There is a wonderful road that goes right through the national park and it offers many interesting viewpoints along the way. It is usually reasonably quiet and we were able to take our time to drive slowly and stop frequently when we were there last year. I was initially a little disappointed with the clear skies that greeted us. However, as we drove further into the park, I saw these beautiful layers opening up in the distance. We stopped near one of the lookout points and I quickly climbed on one of the hills next to the road to see if higher perspective would work even better. It did indeed and I was rewarded with this fantastic sight.

As I was taking the photos, I knew that this would be a scene that would most likely work better in a panoramic format. There was nothing else in the immediate foreground that contributed anything to the overall scene or mood so I was able to crop the photo during processing. For me, the wide format enhanced the way the range is stretching across the frame and reflected the feeling of distance that the mountains covered before my eyes.
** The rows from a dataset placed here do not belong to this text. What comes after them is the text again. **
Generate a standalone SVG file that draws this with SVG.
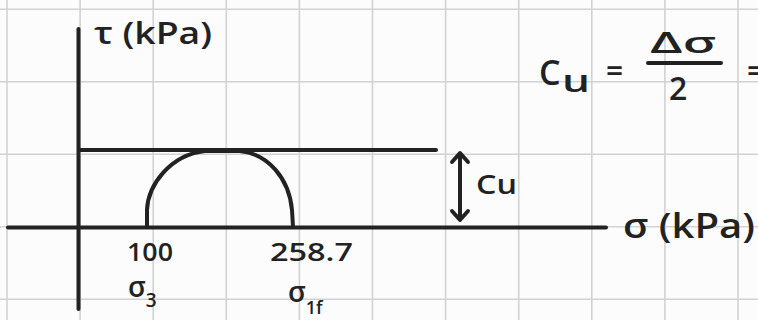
<svg xmlns="http://www.w3.org/2000/svg" width="758" height="320" viewBox="0 0 758 320">
<style>
.grid{stroke:#d2d2d2;stroke-width:1.6}
.ink{stroke:#222;stroke-width:4;stroke-linecap:round;stroke-linejoin:round;fill:none}
.t{font-family:"Open Sans","DejaVu Sans",sans-serif;fill:#222;font-weight:600}
</style>
<rect width="758" height="320" fill="#fcfcfc"/>
<g id="grid" class="grid">
<line x1="7" y1="0" x2="7" y2="320"/>
<line x1="80.1" y1="0" x2="80.1" y2="320"/>
<line x1="153.2" y1="0" x2="153.2" y2="320"/>
<line x1="226.3" y1="0" x2="226.3" y2="320"/>
<line x1="299.4" y1="0" x2="299.4" y2="320"/>
<line x1="372.5" y1="0" x2="372.5" y2="320"/>
<line x1="445.6" y1="0" x2="445.6" y2="320"/>
<line x1="518.7" y1="0" x2="518.7" y2="320"/>
<line x1="591.8" y1="0" x2="591.8" y2="320"/>
<line x1="664.9" y1="0" x2="664.9" y2="320"/>
<line x1="738" y1="0" x2="738" y2="320"/>
<line x1="0" y1="9.3" x2="758" y2="9.3"/>
<line x1="0" y1="81.8" x2="758" y2="81.8"/>
<line x1="0" y1="154.3" x2="758" y2="154.3"/>
<line x1="0" y1="226.8" x2="758" y2="226.8"/>
<line x1="0" y1="299.3" x2="758" y2="299.3"/>
</g>
<g id="tau-axis">
<path class="ink" d="M78.5,29 L78.5,309"/>
<text class="t" x="94" y="44" font-size="30" textLength="118" lengthAdjust="spacingAndGlyphs">τ (kPa)</text>
</g>
<g id="sigma-axis">
<path class="ink" d="M8,227.5 L606,227.5"/>
<text class="t" x="623" y="238" font-size="34" textLength="132" lengthAdjust="spacingAndGlyphs">σ (kPa)</text>
</g>
<g id="cu-line">
<path class="ink" d="M79,150 L436,150"/>
</g>
<g id="mohr-circle">
<path class="ink" d="M147,227 L147,210 C148,185 170,155 205,151 L240,151 C268,154 289,178 292,210 L293,227"/>
</g>
<g id="sigma3">
<text class="t" x="127" y="261" font-size="26" textLength="46" lengthAdjust="spacingAndGlyphs">100</text>
<text class="t" x="128" y="297" font-size="28">σ<tspan font-size="19" dy="10">3</tspan></text>
</g>
<g id="sigma1f">
<text class="t" x="270" y="261" font-size="26" textLength="83" lengthAdjust="spacingAndGlyphs">258.7</text>
<text class="t" x="288" y="302" font-size="28">σ<tspan font-size="18" dy="12">1f</tspan></text>
</g>
<g id="formula">
<text class="t" x="539" y="85" font-size="34">C</text>
<text class="t" x="562" y="92" font-size="30" textLength="28" lengthAdjust="spacingAndGlyphs">u</text>
<text class="t" x="606" y="82" font-size="30">=</text>
<text class="t" x="650" y="53" font-size="28" textLength="66" lengthAdjust="spacingAndGlyphs">Δσ</text>
<path class="ink" d="M648,63 L721,63"/>
<text class="t" x="669" y="100" font-size="32">2</text>
<text class="t" x="747" y="82" font-size="30">=</text>
</g>
<g id="connectors">
<path class="ink" d="M460,155 L460,218 M452,162 L460,153 L468,162 M452,211 L460,220 L468,211"/>
<text class="t" x="476" y="194" font-size="27" textLength="41" lengthAdjust="spacingAndGlyphs">Cu</text>
</g>
</svg>
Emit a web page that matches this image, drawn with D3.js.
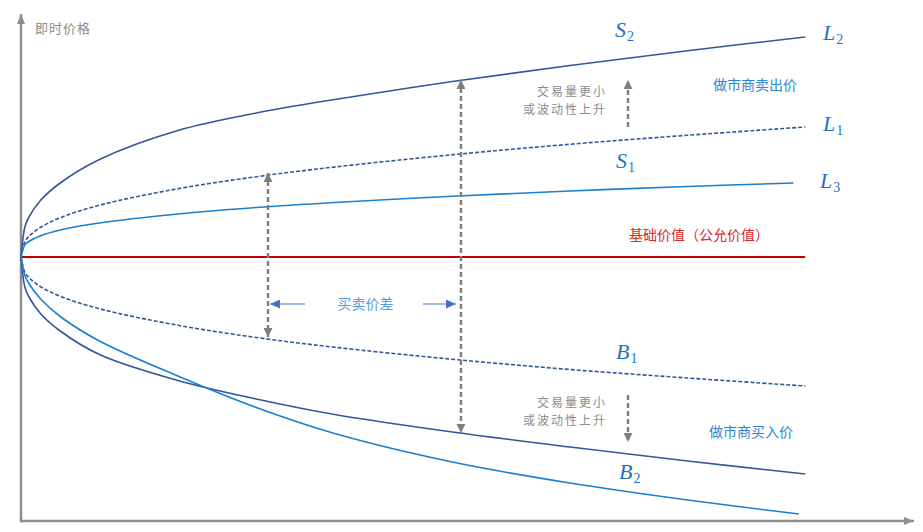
<!DOCTYPE html>
<html>
<head>
<meta charset="utf-8">
<script src="https://cdn.jsdelivr.net/npm/d3@7"></script>
<style>
  html, body { margin: 0; padding: 0; background: #fff; }
  svg { display: block; }
  .cjk { font-family: "Noto Sans CJK SC", sans-serif; }
  .math { font-family: "Liberation Serif", "DejaVu Serif", serif; font-style: italic; fill: #1a72c4; }
</style>
</head>
<body>
<div id="chart"></div>
<script>
// ---------- Data (time units, price offset from fair value) ----------
const timeGrid   = [0, 0.5, 1, 2.5, 5, 10, 20, 30, 40, 55, 70, 85, 100];
const timeGridL3 = [0, 0.5, 1, 2.5, 5, 10, 20, 30, 40, 55, 70, 85, 98.5];
const timeGridB3 = [0, 0.5, 1, 2.5, 5, 10, 20, 30, 40, 55, 70, 85, 99.2];

const askL2 = [0, 12.1, 15.9, 22.7, 29.6, 39, 50.6, 57.6, 63, 70.2, 76.6, 82.5, 88];
const askL1 = [0, 6.2, 8.2, 11.9, 15.7, 20.7, 27.3, 32.1, 36.0, 40.9, 45.1, 48.7, 52];
const askL3 = [0, 4.9, 6.2, 8.5, 10.8, 13.6, 17.2, 19.8, 21.8, 24.3, 26.4, 28.2, 29.6];
const bidB1 = [0, -6.2, -8.2, -11.9, -15.7, -20.7, -27.3, -32.2, -36.1, -40.9, -45, -48.4, -51.6];
const bidB2 = [0, -12.1, -15.9, -22.7, -29.6, -39, -49.4, -56.8, -63, -70, -76, -81.6, -86.8];
const bidB3 = [0, -7.5, -10.6, -16.8, -23.8, -33.6, -47.6, -60.2, -70.6, -82, -90.4, -97.2, -102.8];

const fairValue = 0;
const fairValueEnd = 100;

// bid-ask spread markers
const spreadTimes   = [31.5, 56.1];
const spreadTops    = [33.6, 70.8];
const spreadBottoms = [-32, -70.4];

// ---------- Layout ----------
const width = 923, height = 532;

const x = d3.scaleLinear().domain([0, 114]).range([21, 915]);
const y = d3.scaleLinear().domain([-105.6, 96.8]).range([521, 15]);

const svg = d3.select("#chart").append("svg")
  .attr("width", width)
  .attr("height", height);

// ---------- Markers ----------
const defs = svg.append("defs");
function marker(id, color, w, h) {
  defs.append("marker")
    .attr("id", id)
    .attr("markerUnits", "userSpaceOnUse")
    .attr("viewBox", `0 0 ${w} ${h}`)
    .attr("refX", w)
    .attr("refY", h / 2)
    .attr("markerWidth", w)
    .attr("markerHeight", h)
    .attr("orient", "auto-start-reverse")
    .append("path")
    .attr("d", `M0,0L${w},${h / 2}L0,${h}Z`)
    .attr("fill", color);
}
marker("axisHead", "#8f8f8f", 10, 8);
marker("grayHead", "#7f7f7f", 9, 9);
marker("blueHead", "#4472c4", 10, 9);

// ---------- Axes ----------
svg.append("path")
  .attr("d", `M${x(0)},${y(-105.6)}V${y(96.8) - 1}`)
  .attr("stroke", "#8f8f8f")
  .attr("stroke-width", 2.5)
  .attr("fill", "none")
  .attr("marker-end", "url(#axisHead)");

svg.append("path")
  .attr("d", `M${x(0) - 1.2},${y(-105.6)}H${x(114) - 1}`)
  .attr("stroke", "#8f8f8f")
  .attr("stroke-width", 2.5)
  .attr("fill", "none")
  .attr("marker-end", "url(#axisHead)");

svg.append("text")
  .attr("class", "cjk")
  .attr("x", 35).attr("y", 33)
  .attr("font-size", 13)
  .attr("letter-spacing", 1)
  .attr("fill", "#8a8a8a")
  .text("即时价格");

// ---------- Fair value ----------
svg.append("line")
  .attr("x1", x(0)).attr("x2", x(fairValueEnd))
  .attr("y1", y(fairValue)).attr("y2", y(fairValue))
  .attr("stroke", "#c00000")
  .attr("stroke-width", 2.2);

// ---------- Curves ----------
const line = d3.line()
  .x(d => x(d[0]))
  .y(d => y(d[1]))
  .curve(d3.curveCatmullRom.alpha(0.5));

const darkBlue = "#34569a";
const lightBlue = "#1a7fd0";

const curves = [
  { xs: timeGrid,   ys: askL2, color: darkBlue,  dash: null },
  { xs: timeGrid,   ys: askL1, color: darkBlue,  dash: "4,2" },
  { xs: timeGridL3, ys: askL3, color: lightBlue, dash: null },
  { xs: timeGrid,   ys: bidB1, color: darkBlue,  dash: "4,2" },
  { xs: timeGrid,   ys: bidB2, color: darkBlue,  dash: null },
  { xs: timeGridB3, ys: bidB3, color: lightBlue, dash: null }
];

svg.append("g")
  .selectAll("path")
  .data(curves)
  .join("path")
  .attr("d", c => line(c.xs.map((t, i) => [t, c.ys[i]])))
  .attr("fill", "none")
  .attr("stroke", c => c.color)
  .attr("stroke-width", 1.6)
  .attr("stroke-dasharray", c => c.dash);

// ---------- Spread arrows ----------
spreadTimes.forEach((t, i) => {
  svg.append("line")
    .attr("x1", x(t)).attr("x2", x(t))
    .attr("y1", y(spreadTops[i])).attr("y2", y(spreadBottoms[i]))
    .attr("stroke", "#7f7f7f")
    .attr("stroke-width", 2.5)
    .attr("stroke-dasharray", "5,3")
    .attr("marker-start", "url(#grayHead)")
    .attr("marker-end", "url(#grayHead)");
});

// label between the two spread arrows
const spreadMid = (x(spreadTimes[0]) + x(spreadTimes[1])) / 2;
svg.append("text")
  .attr("class", "cjk")
  .attr("x", spreadMid + 1).attr("y", 309)
  .attr("text-anchor", "middle")
  .attr("font-size", 14)
  .attr("fill", "#5b9bd5")
  .text("买卖价差");

svg.append("line")
  .attr("x1", 305).attr("x2", x(spreadTimes[0]) + 2)
  .attr("y1", 304).attr("y2", 304)
  .attr("stroke", "#4472c4").attr("stroke-width", 1.2)
  .attr("marker-end", "url(#blueHead)");
svg.append("line")
  .attr("x1", 423).attr("x2", x(spreadTimes[1]) - 5)
  .attr("y1", 304).attr("y2", 304)
  .attr("stroke", "#4472c4").attr("stroke-width", 1.2)
  .attr("marker-end", "url(#blueHead)");

// ---------- Shift arrows ----------
[[127, 80], [395, 442]].forEach(([y1, y2]) => {
  svg.append("line")
    .attr("x1", 628).attr("x2", 628)
    .attr("y1", y1).attr("y2", y2)
    .attr("stroke", "#7f7f7f")
    .attr("stroke-width", 2.5)
    .attr("stroke-dasharray", "5,3")
    .attr("marker-end", "url(#grayHead)");
});

[[96, 114], [407, 425]].forEach(([b1, b2]) => {
  svg.append("text")
    .attr("class", "cjk")
    .attr("x", 607).attr("y", b1)
    .attr("text-anchor", "end")
    .attr("font-size", 12)
    .attr("letter-spacing", 2)
    .attr("fill", "#8c8c8c")
    .text("交易量更小");
  svg.append("text")
    .attr("class", "cjk")
    .attr("x", 607).attr("y", b2)
    .attr("text-anchor", "end")
    .attr("font-size", 12)
    .attr("letter-spacing", 2)
    .attr("fill", "#8c8c8c")
    .text("或波动性上升");
});

// ---------- Text labels ----------
svg.append("text")
  .attr("class", "cjk")
  .attr("x", 713).attr("y", 90)
  .attr("font-size", 14)
  .attr("fill", "#2e86d0")
  .text("做市商卖出价");

svg.append("text")
  .attr("class", "cjk")
  .attr("x", 709).attr("y", 437)
  .attr("font-size", 14)
  .attr("fill", "#2e86d0")
  .text("做市商买入价");

svg.append("text")
  .attr("class", "cjk")
  .attr("x", 629).attr("y", 240)
  .attr("font-size", 14)
  .attr("fill", "#d42a2a")
  .text("基础价值（公允价值）");

// math labels
const mathLabels = [
  ["S", "2", 615, 37],
  ["L", "2", 823, 40],
  ["L", "1", 823, 131],
  ["S", "1", 616, 168],
  ["L", "3", 820, 188],
  ["B", "1", 616, 359],
  ["B", "2", 619, 479]
];

mathLabels.forEach(([main, sub, lx, ly]) => {
  const t = svg.append("text")
    .attr("class", "math")
    .attr("x", lx).attr("y", ly)
    .attr("font-size", 22);
  t.append("tspan").text(main);
  t.append("tspan")
    .attr("font-size", 14)
    .attr("font-style", "normal")
    .attr("dx", 1)
    .attr("dy", 4)
    .text(sub);
});
</script>
</body>
</html>
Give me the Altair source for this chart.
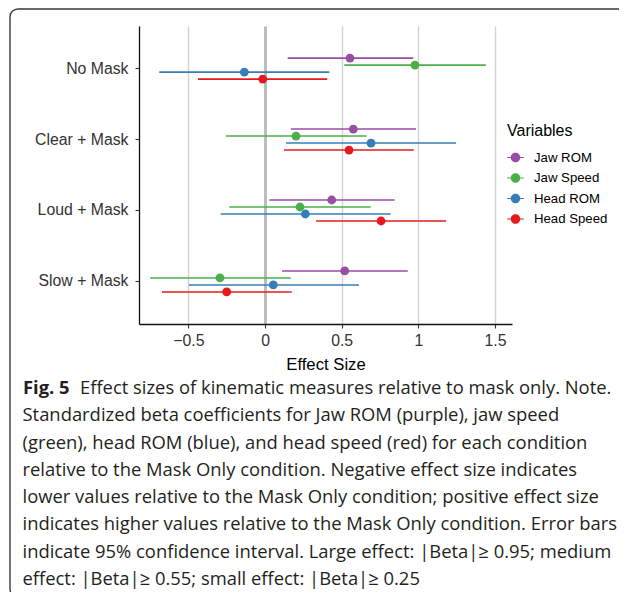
import altair as alt
import pandas as pd

conditions = ["No Mask", "Clear + Mask", "Loud + Mask", "Slow + Mask"]
variables = ["Jaw ROM", "Jaw Speed", "Head ROM", "Head Speed"]
colors = ["#984EA3", "#4DAF4A", "#377EB8", "#E41A1C"]

# estimates and 95% CI bounds, one value per condition (order as `conditions`)
jaw_rom_est = [0.554, 0.576, 0.435, 0.520]
jaw_rom_lo = [0.148, 0.168, 0.028, 0.111]
jaw_rom_hi = [0.967, 0.985, 0.846, 0.931]

jaw_speed_est = [0.978, 0.202, 0.228, -0.294]
jaw_speed_lo = [0.517, -0.254, -0.233, -0.750]
jaw_speed_hi = [1.440, 0.663, 0.689, 0.168]

head_rom_est = [-0.135, 0.691, 0.263, 0.054]
head_rom_lo = [-0.690, 0.137, -0.289, -0.496]
head_rom_hi = [0.420, 1.246, 0.820, 0.613]

head_speed_est = [-0.015, 0.548, 0.757, -0.250]
head_speed_lo = [-0.437, 0.124, 0.333, -0.672]
head_speed_hi = [0.406, 0.970, 1.181, 0.174]

x_ticks = [-0.5, 0, 0.5, 1, 1.5]

caption_bold = "Fig. 5"
caption_first = "Effect sizes of kinematic measures relative to mask only. Note."
caption_rest = [
    "Standardized beta coefficients for Jaw ROM (purple), jaw speed",
    "(green), head ROM (blue), and head speed (red) for each condition",
    "relative to the Mask Only condition. Negative effect size indicates",
    "lower values relative to the Mask Only condition; positive effect size",
    "indicates higher values relative to the Mask Only condition. Error bars",
    "indicate 95% confidence interval. Large effect: |Beta|\u2265 0.95; medium",
    "effect: |Beta|\u2265 0.55; small effect: |Beta|\u2265 0.25",
]

series = {
    "Jaw ROM": (jaw_rom_est, jaw_rom_lo, jaw_rom_hi),
    "Jaw Speed": (jaw_speed_est, jaw_speed_lo, jaw_speed_hi),
    "Head ROM": (head_rom_est, head_rom_lo, head_rom_hi),
    "Head Speed": (head_speed_est, head_speed_lo, head_speed_hi),
}
rows = []
for var, (e, lo, hi) in series.items():
    for i, c in enumerate(conditions):
        rows.append({"cond": c, "var": var, "est": e[i], "lo": lo[i], "hi": hi[i]})
df = pd.DataFrame(rows)
one = pd.DataFrame({"k": [0]})

xscale = alt.Scale(domain=[-0.822, 1.611], nice=False, zero=False)
yscale = alt.Scale(type="band", paddingInner=0, paddingOuter=0.1)
oscale = alt.Scale(type="band", paddingInner=0, paddingOuter=0, range=[21.5, 49.5])
cscale = alt.Scale(domain=variables, range=colors)

xaxis = alt.Axis(
    values=x_ticks, format="~g", title="Effect Size", grid=True,
    gridColor={"condition": {"test": "datum.value === 0", "value": "#bdbdbd"}, "value": "#d2d2d2"},
    gridWidth={"condition": {"test": "datum.value === 0", "value": 3}, "value": 1.4},
    labelFontSize=15.8, labelColor="#333333", labelPadding=5,
    tickSize=4, tickColor="#333333", tickWidth=1.1,
    domainColor="#111111", domainWidth=1.3,
    titleFontSize=16.7, titleFontWeight="normal", titleColor="#000000", titlePadding=9,
)
yaxis = alt.Axis(
    title=None, grid=False, labelFontSize=15.8, labelColor="#333333", labelPadding=7,
    tickSize=4, tickColor="#333333", tickWidth=1.1,
    domainColor="#111111", domainWidth=1.3,
)

legend_path = ("M-1,-0.06 L1,-0.06 L1,0.06 L-1,0.06 Z "
               "M0.57,0 A0.57,0.57 0 1,1 -0.57,0 A0.57,0.57 0 1,1 0.57,0 Z")
legend = alt.Legend(
    orient="none", legendX=368, legendY=97, padding=0, offset=0,
    titleFontSize=16, titleFontWeight="normal", titleColor="#000000",
    titlePadding=10, labelFontSize=13.2, labelColor="#000000",
    labelOffset=10, symbolType=legend_path, symbolSize=280,
    symbolStrokeWidth=0, symbolOpacity=1, rowPadding=5.5,
)
color_enc = alt.Color("var:N", scale=cscale, title="Variables", legend=legend)

base = alt.Chart(df)
y_enc = alt.Y("cond:N", sort=conditions, scale=yscale, axis=yaxis)
yo_enc = alt.YOffset("var:N", sort=variables, scale=oscale)

rules = base.mark_rule(strokeWidth=1.6).encode(
    x=alt.X("lo:Q", scale=xscale, axis=xaxis),
    x2="hi:Q",
    y=y_enc,
    yOffset=yo_enc,
    color=color_enc,
)
points = base.mark_circle(size=78, opacity=1).encode(
    x=alt.X("est:Q", scale=xscale, axis=xaxis),
    y=y_enc,
    yOffset=yo_enc,
    color=color_enc,
)

border = alt.Chart(one).mark_rect(
    cornerRadius=8, fill="#ffffff", fillOpacity=0, stroke="#3a3a3a", strokeWidth=1.4
).encode(x=alt.value(-129), x2=alt.value(540), y=alt.value(-17), y2=alt.value(571))

cap_font = "Open Sans"
cap_size = 18.4
cap1 = alt.Chart(one).mark_text(
    text=caption_bold, font=cap_font, fontWeight="bold", fontSize=cap_size,
    align="left", baseline="alphabetic", color="#231f20",
).encode(x=alt.value(-116), y=alt.value(368))
cap2 = alt.Chart(one).mark_text(
    text=caption_first, font=cap_font, fontSize=cap_size,
    align="left", baseline="alphabetic", color="#231f20",
).encode(x=alt.value(-59), y=alt.value(368))
cap3 = alt.Chart(one).mark_text(
    text=caption_rest, font=cap_font, fontSize=cap_size, lineHeight=27.3,
    align="left", baseline="alphabetic", color="#231f20",
).encode(x=alt.value(-116.5), y=alt.value(395.3))

chart = alt.layer(border, rules, points, cap1, cap2, cap3).properties(
    width=373, height=298,
    autosize=alt.AutoSizeParams(type="none"),
    padding={"left": 131, "top": 18, "right": 107, "bottom": 268},
    background="#ffffff",
).configure(font="Liberation Sans").configure_view(stroke=None)

chart.save("out.html", embed_options={"renderer": "svg", "actions": False})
I liked how the landscape builds up gradually, starting with the gentle hills in the foreground before reaching more defined layers in the background.

The scene was almost monochrome in nature already with just a delicate green tint to the bush covering the hills so I decided to drop colour in favour of a black and white version. I really enjoyed working on this image with dodging and burning in post processing. Over the last few years I have come to use that technique a lot and I believe it to be one of the most powerful tools available for editing photos. This one did not require a great deal of work, just a few strokes of the pen to separate the layers a little bit more and to lead the eye through the landscape.